How many designers does it take to create a logo?
--- 100....
1 to create it and then 99 to say, "I could have done that better." :)

Overall, I think it's a shame that you aren't using such a fantastic graphic as the rubber duck. It's such an immediately recognizable thing and offers an instantaneous open, friendly, inviting impression. I'd really play up the duck more.

I'm not certain what the thought process was to minimize it beyond the point of being inviting, yet retaining a typeface that is.. well... merely not my style. My personal taste is a logo type shouldn't merely be some built in "display style" typeface. It actually ends up looking less professional. Especially if you are in a tech industry where chances are high users are going to see that typeface somewhere else and recognize it.

While I didn't spend a great deal of time on this, I had a previously created rubber duck image, so I couldn't help but to play with it a bit. I think if you focus on the duck more than the type, any splash card or graphic inherently becomes more inviting and enticing.

enter image description here

enter image description here

A more standard typeface will lend to more "professionalism" in my view.
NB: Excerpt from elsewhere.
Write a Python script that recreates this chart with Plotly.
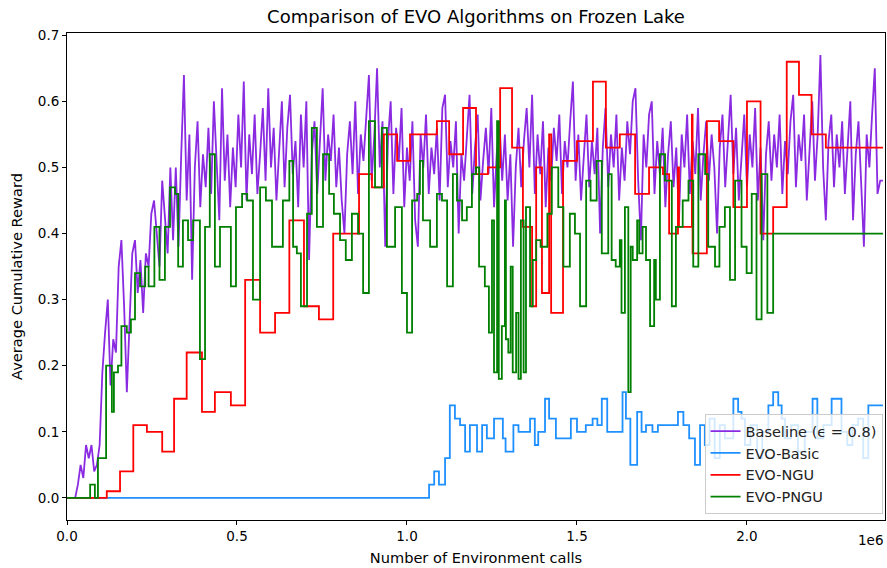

Again, the duck artwork was something I created a while ago, so I had it lying around. Given time, it may work better to customize the duck more and better integrate it with the type .... put glasses on it ... use a different angle ... tie it into VBE code somehow. This was all merely off the top of my head using existing artwork. The type above could use more time and care, but I think it conveys the prominence of the duck itself. (The blue I used is pulled from the duck's eye color for continuity. So, it could be made more vibrant.)

Concepts here are free for the taking.. the actual artwork is not.